■ Supplied material:
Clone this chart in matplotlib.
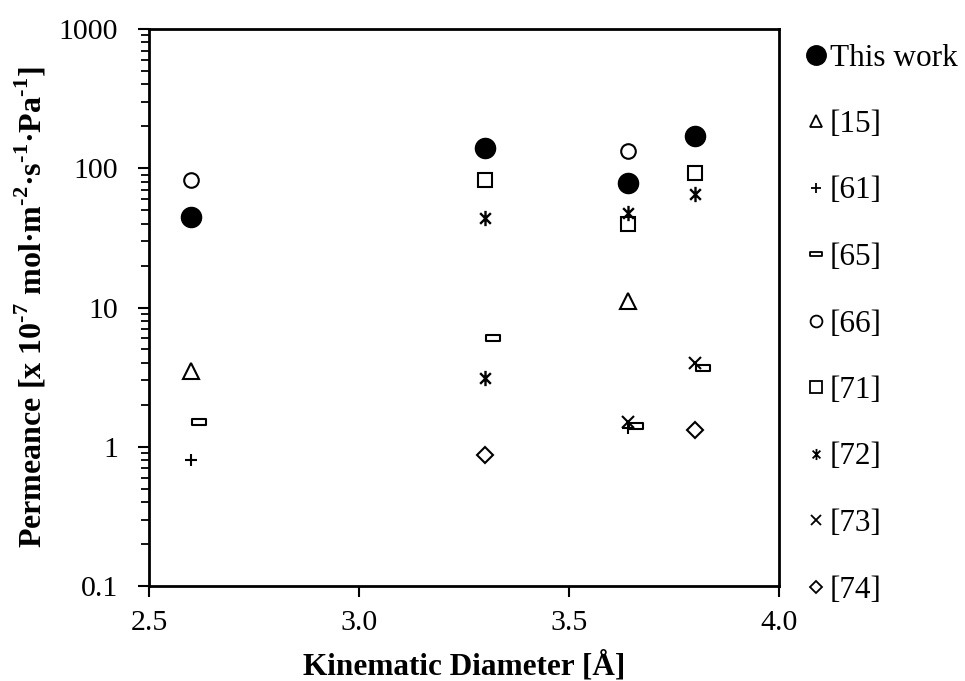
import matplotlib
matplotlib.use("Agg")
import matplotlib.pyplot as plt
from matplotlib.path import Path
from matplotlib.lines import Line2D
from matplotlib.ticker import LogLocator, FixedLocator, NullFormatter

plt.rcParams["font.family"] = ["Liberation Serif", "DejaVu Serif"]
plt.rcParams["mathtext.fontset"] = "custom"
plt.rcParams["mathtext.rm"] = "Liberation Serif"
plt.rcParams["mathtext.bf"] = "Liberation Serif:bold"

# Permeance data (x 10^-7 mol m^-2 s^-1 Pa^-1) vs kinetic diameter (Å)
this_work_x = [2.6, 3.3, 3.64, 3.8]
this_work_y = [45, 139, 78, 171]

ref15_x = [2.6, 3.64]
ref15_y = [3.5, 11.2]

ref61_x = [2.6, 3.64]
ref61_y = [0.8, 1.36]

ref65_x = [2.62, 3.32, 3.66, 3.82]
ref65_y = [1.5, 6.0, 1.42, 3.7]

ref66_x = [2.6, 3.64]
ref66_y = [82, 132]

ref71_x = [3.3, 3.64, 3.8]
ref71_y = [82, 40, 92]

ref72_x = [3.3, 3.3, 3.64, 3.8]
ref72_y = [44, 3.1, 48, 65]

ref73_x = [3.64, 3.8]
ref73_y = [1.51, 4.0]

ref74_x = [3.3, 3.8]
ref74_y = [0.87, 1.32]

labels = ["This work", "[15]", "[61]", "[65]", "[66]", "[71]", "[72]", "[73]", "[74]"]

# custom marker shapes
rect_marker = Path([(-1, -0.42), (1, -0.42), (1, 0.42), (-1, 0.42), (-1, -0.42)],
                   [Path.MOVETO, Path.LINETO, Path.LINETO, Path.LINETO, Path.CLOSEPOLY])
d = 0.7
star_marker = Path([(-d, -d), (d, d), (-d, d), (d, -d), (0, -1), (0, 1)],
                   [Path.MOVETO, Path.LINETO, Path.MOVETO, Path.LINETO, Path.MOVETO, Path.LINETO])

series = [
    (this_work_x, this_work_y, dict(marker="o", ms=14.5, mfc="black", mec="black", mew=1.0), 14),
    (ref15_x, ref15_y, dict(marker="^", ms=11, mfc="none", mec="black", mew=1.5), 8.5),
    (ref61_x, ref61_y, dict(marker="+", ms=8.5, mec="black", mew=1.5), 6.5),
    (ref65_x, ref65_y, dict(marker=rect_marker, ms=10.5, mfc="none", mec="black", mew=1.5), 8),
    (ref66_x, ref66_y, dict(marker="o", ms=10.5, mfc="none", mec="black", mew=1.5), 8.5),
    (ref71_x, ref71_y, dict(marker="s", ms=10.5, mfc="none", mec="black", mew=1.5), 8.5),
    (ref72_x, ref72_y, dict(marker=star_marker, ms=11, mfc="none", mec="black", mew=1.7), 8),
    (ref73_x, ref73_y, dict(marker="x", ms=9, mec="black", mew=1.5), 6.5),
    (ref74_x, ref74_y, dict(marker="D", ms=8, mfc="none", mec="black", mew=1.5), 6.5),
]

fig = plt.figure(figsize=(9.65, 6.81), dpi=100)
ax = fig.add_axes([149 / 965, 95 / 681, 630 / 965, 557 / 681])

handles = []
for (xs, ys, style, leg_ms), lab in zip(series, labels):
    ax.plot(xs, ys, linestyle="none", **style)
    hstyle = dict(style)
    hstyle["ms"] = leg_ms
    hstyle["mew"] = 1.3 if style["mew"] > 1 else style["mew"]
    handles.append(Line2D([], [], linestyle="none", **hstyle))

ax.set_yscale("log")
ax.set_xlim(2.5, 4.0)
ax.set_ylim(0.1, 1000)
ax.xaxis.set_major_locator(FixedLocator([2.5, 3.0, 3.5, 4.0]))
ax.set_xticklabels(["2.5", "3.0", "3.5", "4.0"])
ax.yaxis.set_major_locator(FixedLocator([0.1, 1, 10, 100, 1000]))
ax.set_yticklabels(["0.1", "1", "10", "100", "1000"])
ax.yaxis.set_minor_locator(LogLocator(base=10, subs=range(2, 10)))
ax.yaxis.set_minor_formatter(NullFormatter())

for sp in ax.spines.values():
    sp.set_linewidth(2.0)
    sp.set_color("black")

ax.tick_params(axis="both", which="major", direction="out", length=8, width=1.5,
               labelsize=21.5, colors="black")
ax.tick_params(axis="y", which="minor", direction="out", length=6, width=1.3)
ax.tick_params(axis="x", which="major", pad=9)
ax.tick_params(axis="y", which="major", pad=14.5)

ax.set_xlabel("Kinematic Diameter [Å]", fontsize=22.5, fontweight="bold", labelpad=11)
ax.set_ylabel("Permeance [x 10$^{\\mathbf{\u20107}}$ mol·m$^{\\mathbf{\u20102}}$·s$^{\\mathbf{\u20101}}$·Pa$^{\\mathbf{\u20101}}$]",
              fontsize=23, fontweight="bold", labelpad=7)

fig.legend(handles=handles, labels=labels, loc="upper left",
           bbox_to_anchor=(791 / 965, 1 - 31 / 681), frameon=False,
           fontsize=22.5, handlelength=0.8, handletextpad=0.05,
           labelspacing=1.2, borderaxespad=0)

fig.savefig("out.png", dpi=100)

■ Stated exercise: Leave the pictures out and please restate exactly the lines running from the start of the material through the one with "from matplotlib.ticker import".

■ Solved problem:
Clone this chart in matplotlib.
import matplotlib
matplotlib.use("Agg")
import matplotlib.pyplot as plt
from matplotlib.path import Path
from matplotlib.lines import Line2D
from matplotlib.ticker import LogLocator, FixedLocator, NullFormatter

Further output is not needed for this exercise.